[Stated goal]
Type out the complete listing below word for word, without its pictures.
-- Begin --
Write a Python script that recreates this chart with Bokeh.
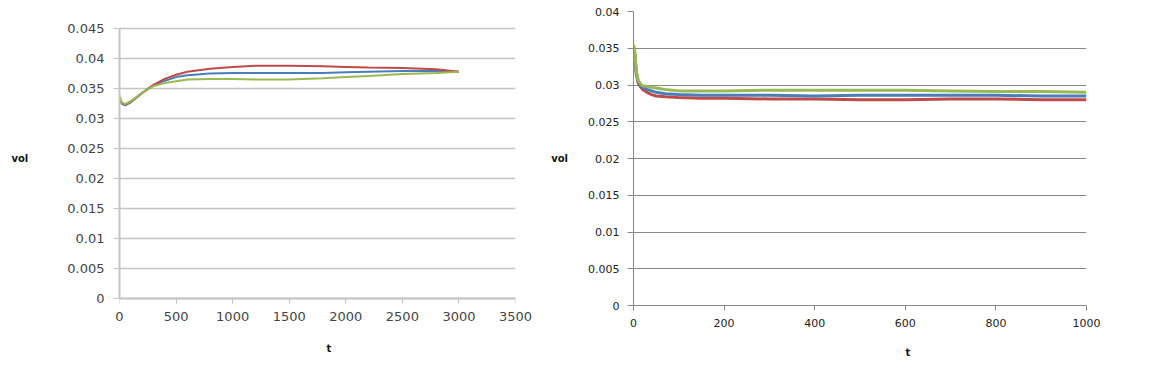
from bokeh.plotting import figure
from bokeh.layouts import row
from bokeh.models import Title, FixedTicker, LinearAxis
from bokeh.embed import file_html
from bokeh.resources import INLINE

# ---- data ----
t_left = [0, 20, 50, 100, 200, 300, 400, 500, 600, 800, 1000, 1200, 1500, 1800, 2000, 2200, 2500, 2800, 3000]
left_red = [0.0335, 0.0326, 0.0323, 0.0328, 0.0343, 0.0356, 0.0366, 0.0373, 0.0378, 0.0383, 0.0386, 0.0388, 0.0388, 0.0387, 0.0386, 0.0385, 0.0384, 0.0382, 0.0378]
left_blue = [0.0334, 0.0325, 0.0322, 0.0327, 0.0342, 0.0355, 0.0363, 0.0369, 0.0372, 0.0375, 0.0376, 0.0376, 0.0376, 0.0376, 0.0377, 0.0378, 0.0379, 0.0379, 0.0378]
left_green = [0.0338, 0.0327, 0.0324, 0.0329, 0.0343, 0.0354, 0.0359, 0.0362, 0.0365, 0.0366, 0.0366, 0.0365, 0.0365, 0.0367, 0.0369, 0.0371, 0.0374, 0.0376, 0.0378]

t_right = [0, 3, 6, 10, 15, 20, 30, 40, 50, 70, 100, 150, 200, 300, 400, 500, 600, 700, 800, 900, 1000]
right_red = [0.0352, 0.0340, 0.0315, 0.0303, 0.0298, 0.0294, 0.0290, 0.0287, 0.0285, 0.0284, 0.0283, 0.0282, 0.0282, 0.0281, 0.0281, 0.0280, 0.0280, 0.0281, 0.0281, 0.0280, 0.0280]
right_blue = [0.0353, 0.0342, 0.0318, 0.0306, 0.0300, 0.0297, 0.0294, 0.0292, 0.0290, 0.0288, 0.0287, 0.0286, 0.0286, 0.0286, 0.0285, 0.0286, 0.0286, 0.0286, 0.0286, 0.0285, 0.0285]
right_green = [0.0355, 0.0345, 0.0320, 0.0307, 0.0302, 0.0299, 0.0298, 0.0297, 0.0296, 0.0294, 0.0292, 0.0292, 0.0292, 0.0293, 0.0293, 0.0293, 0.0293, 0.0292, 0.0291, 0.0291, 0.0290]

left_xticks = [0, 500, 1000, 1500, 2000, 2500, 3000, 3500]
left_yticks = [0, 0.005, 0.01, 0.015, 0.02, 0.025, 0.03, 0.035, 0.04, 0.045]
right_xticks = [0, 200, 400, 600, 800, 1000]
right_yticks = [0, 0.005, 0.01, 0.015, 0.02, 0.025, 0.03, 0.035, 0.04]

RED = "#BE4B48"
BLUE = "#4A7EBB"
GREEN = "#98B954"


def style(p, grid_color, axis_color, grid_w, axis_w, font, fsize, tick_color):
    p.outline_line_color = None
    p.background_fill_color = "white"
    p.border_fill_color = "white"
    p.xgrid.grid_line_color = None
    p.ygrid.grid_line_color = grid_color
    p.ygrid.grid_line_width = grid_w
    for ax in (p.xaxis[0], p.yaxis[0]):
        ax.axis_line_color = axis_color
        ax.axis_line_width = axis_w
        ax.major_tick_line_color = axis_color
        ax.major_tick_in = 0
        ax.major_tick_out = 5
        ax.minor_tick_line_color = None
        ax.major_label_text_font = font
        ax.major_label_text_font_size = fsize
        ax.major_label_text_color = tick_color
    p.yaxis[0].major_tick_out = 6
    ya = p.yaxis[0]
    ya.axis_label = "vol"
    ya.axis_label_orientation = "horizontal"
    ya.axis_label_text_font = "DejaVu Sans"
    ya.axis_label_text_font_size = "10px"
    ya.axis_label_text_font_style = "bold"
    ya.axis_label_text_color = "#111111"


def t_title(p, offset, standoff):
    p.add_layout(Title(text="t", align="left", offset=offset, standoff=standoff,
                       text_font="DejaVu Sans", text_font_size="10px", text_font_style="bold",
                       text_color="#111111"), "below")


# ---- left chart (frame shares the row's vertical extent; range padded so 0..0.045 sits like the original) ----
p1 = figure(width=548, height=376, x_range=(0, 3500), y_range=(-0.0011667, 0.0478333),
            output_backend="svg", toolbar_location=None,
            min_border_left=119, min_border_right=33, min_border_top=11, min_border_bottom=20)
p1.frame_height = 294
p1.frame_width = 396
style(p1, "#c4c4c4", "#c4c4c4", 1.5, 2, "DejaVu Sans", "13px", "#454545")
p1.xaxis[0].ticker = FixedTicker(ticks=left_xticks)
p1.yaxis[0].ticker = FixedTicker(ticks=left_yticks)
p1.yaxis[0].bounds = (0, 0.045)
# axis line + ticks sit at value 0 (inside the padded frame); labels come from a second axis below
p1.xaxis[0].fixed_location = 0
p1.xaxis[0].major_label_text_color = None
p1.yaxis[0].major_label_standoff = 9
p1.yaxis[0].axis_label_standoff = 36
xlab = LinearAxis(ticker=FixedTicker(ticks=left_xticks), axis_line_color=None,
                  major_tick_line_color=None, minor_tick_line_color=None,
                  major_tick_in=0, major_tick_out=0, major_label_standoff=6,
                  major_label_text_font="DejaVu Sans", major_label_text_font_size="13px",
                  major_label_text_color="#454545")
p1.add_layout(xlab, "below")
p1.line(t_left, left_blue, line_color=BLUE, line_width=2)
p1.line(t_left, left_red, line_color=RED, line_width=2)
p1.line(t_left, left_green, line_color=GREEN, line_width=2)
t_title(p1, 207, 34)

# ---- right chart ----
p2 = figure(width=595, height=376, x_range=(0, 1000), y_range=(0, 0.04),
            output_backend="svg", toolbar_location=None,
            min_border_left=85, min_border_right=57, min_border_top=11, min_border_bottom=20)
p2.frame_height = 294
p2.frame_width = 453
style(p2, "#888888", "#888888", 1, 1, "DejaVu Sans", "11px", "#222222")
p2.xaxis[0].ticker = FixedTicker(ticks=right_xticks)
p2.yaxis[0].ticker = FixedTicker(ticks=right_yticks)
p2.yaxis[0].major_label_standoff = 8
p2.xaxis[0].major_label_standoff = 8
p2.yaxis[0].axis_label_standoff = 17
p2.line(t_right, right_red, line_color=RED, line_width=3)
p2.line(t_right, right_blue, line_color=BLUE, line_width=3)
p2.line(t_right, right_green, line_color=GREEN, line_width=3)
t_title(p2, 272, 31)

layout = row(p1, p2)
open("out.html", "w").write(file_html(layout, INLINE))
-- End --
[Expected answer]
Write a Python script that recreates this chart with Bokeh.
from bokeh.plotting import figure
from bokeh.layouts import row
from bokeh.models import Title, FixedTicker, LinearAxis
from bokeh.embed import file_html
from bokeh.resources import INLINE

# ---- data ----
t_left = [0, 20, 50, 100, 200, 300, 400, 500, 600, 800, 1000, 1200, 1500, 1800, 2000, 2200, 2500, 2800, 3000]
left_red = [0.0335, 0.0326, 0.0323, 0.0328, 0.0343, 0.0356, 0.0366, 0.0373, 0.0378, 0.0383, 0.0386, 0.0388, 0.0388, 0.0387, 0.0386, 0.0385, 0.0384, 0.0382, 0.0378]
left_blue = [0.0334, 0.0325, 0.0322, 0.0327, 0.0342, 0.0355, 0.0363, 0.0369, 0.0372, 0.0375, 0.0376, 0.0376, 0.0376, 0.0376, 0.0377, 0.0378, 0.0379, 0.0379, 0.0378]
left_green = [0.0338, 0.0327, 0.0324, 0.0329, 0.0343, 0.0354, 0.0359, 0.0362, 0.0365, 0.0366, 0.0366, 0.0365, 0.0365, 0.0367, 0.0369, 0.0371, 0.0374, 0.0376, 0.0378]

t_right = [0, 3, 6, 10, 15, 20, 30, 40, 50, 70, 100, 150, 200, 300, 400, 500, 600, 700, 800, 900, 1000]
right_red = [0.0352, 0.0340, 0.0315, 0.0303, 0.0298, 0.0294, 0.0290, 0.0287, 0.0285, 0.0284, 0.0283, 0.0282, 0.0282, 0.0281, 0.0281, 0.0280, 0.0280, 0.0281, 0.0281, 0.0280, 0.0280]
right_blue = [0.0353, 0.0342, 0.0318, 0.0306, 0.0300, 0.0297, 0.0294, 0.0292, 0.0290, 0.0288, 0.0287, 0.0286, 0.0286, 0.0286, 0.0285, 0.0286, 0.0286, 0.0286, 0.0286, 0.0285, 0.0285]
right_green = [0.0355, 0.0345, 0.0320, 0.0307, 0.0302, 0.0299, 0.0298, 0.0297, 0.0296, 0.0294, 0.0292, 0.0292, 0.0292, 0.0293, 0.0293, 0.0293, 0.0293, 0.0292, 0.0291, 0.0291, 0.0290]

left_xticks = [0, 500, 1000, 1500, 2000, 2500, 3000, 3500]
left_yticks = [0, 0.005, 0.01, 0.015, 0.02, 0.025, 0.03, 0.035, 0.04, 0.045]
right_xticks = [0, 200, 400, 600, 800, 1000]
right_yticks = [0, 0.005, 0.01, 0.015, 0.02, 0.025, 0.03, 0.035, 0.04]

RED = "#BE4B48"
BLUE = "#4A7EBB"
GREEN = "#98B954"


def style(p, grid_color, axis_color, grid_w, axis_w, font, fsize, tick_color):
    p.outline_line_color = None
    p.background_fill_color = "white"
    p.border_fill_color = "white"
    p.xgrid.grid_line_color = None
    p.ygrid.grid_line_color = grid_color
    p.ygrid.grid_line_width = grid_w
    for ax in (p.xaxis[0], p.yaxis[0]):
        ax.axis_line_color = axis_color
        ax.axis_line_width = axis_w
        ax.major_tick_line_color = axis_color
        ax.major_tick_in = 0
        ax.major_tick_out = 5
        ax.minor_tick_line_color = None
        ax.major_label_text_font = font
        ax.major_label_text_font_size = fsize
        ax.major_label_text_color = tick_color
    p.yaxis[0].major_tick_out = 6
    ya = p.yaxis[0]
    ya.axis_label = "vol"
    ya.axis_label_orientation = "horizontal"
    ya.axis_label_text_font = "DejaVu Sans"
    ya.axis_label_text_font_size = "10px"
    ya.axis_label_text_font_style = "bold"
    ya.axis_label_text_color = "#111111"


def t_title(p, offset, standoff):
    p.add_layout(Title(text="t", align="left", offset=offset, standoff=standoff,
                       text_font="DejaVu Sans", text_font_size="10px", text_font_style="bold",
                       text_color="#111111"), "below")


# ---- left chart (frame shares the row's vertical extent; range padded so 0..0.045 sits like the original) ----
p1 = figure(width=548, height=376, x_range=(0, 3500), y_range=(-0.0011667, 0.0478333),
            output_backend="svg", toolbar_location=None,
            min_border_left=119, min_border_right=33, min_border_top=11, min_border_bottom=20)
p1.frame_height = 294
p1.frame_width = 396
style(p1, "#c4c4c4", "#c4c4c4", 1.5, 2, "DejaVu Sans", "13px", "#454545")
p1.xaxis[0].ticker = FixedTicker(ticks=left_xticks)
p1.yaxis[0].ticker = FixedTicker(ticks=left_yticks)
p1.yaxis[0].bounds = (0, 0.045)
# axis line + ticks sit at value 0 (inside the padded frame); labels come from a second axis below
p1.xaxis[0].fixed_location = 0
p1.xaxis[0].major_label_text_color = None
p1.yaxis[0].major_label_standoff = 9
p1.yaxis[0].axis_label_standoff = 36
xlab = LinearAxis(ticker=FixedTicker(ticks=left_xticks), axis_line_color=None,
                  major_tick_line_color=None, minor_tick_line_color=None,
                  major_tick_in=0, major_tick_out=0, major_label_standoff=6,
                  major_label_text_font="DejaVu Sans", major_label_text_font_size="13px",
                  major_label_text_color="#454545")
p1.add_layout(xlab, "below")
p1.line(t_left, left_blue, line_color=BLUE, line_width=2)
p1.line(t_left, left_red, line_color=RED, line_width=2)
p1.line(t_left, left_green, line_color=GREEN, line_width=2)
t_title(p1, 207, 34)

# ---- right chart ----
p2 = figure(width=595, height=376, x_range=(0, 1000), y_range=(0, 0.04),
            output_backend="svg", toolbar_location=None,
            min_border_left=85, min_border_right=57, min_border_top=11, min_border_bottom=20)
p2.frame_height = 294
p2.frame_width = 453
style(p2, "#888888", "#888888", 1, 1, "DejaVu Sans", "11px", "#222222")
p2.xaxis[0].ticker = FixedTicker(ticks=right_xticks)
p2.yaxis[0].ticker = FixedTicker(ticks=right_yticks)
p2.yaxis[0].major_label_standoff = 8
p2.xaxis[0].major_label_standoff = 8
p2.yaxis[0].axis_label_standoff = 17
p2.line(t_right, right_red, line_color=RED, line_width=3)
p2.line(t_right, right_blue, line_color=BLUE, line_width=3)
p2.line(t_right, right_green, line_color=GREEN, line_width=3)
t_title(p2, 272, 31)

layout = row(p1, p2)
open("out.html", "w").write(file_html(layout, INLINE))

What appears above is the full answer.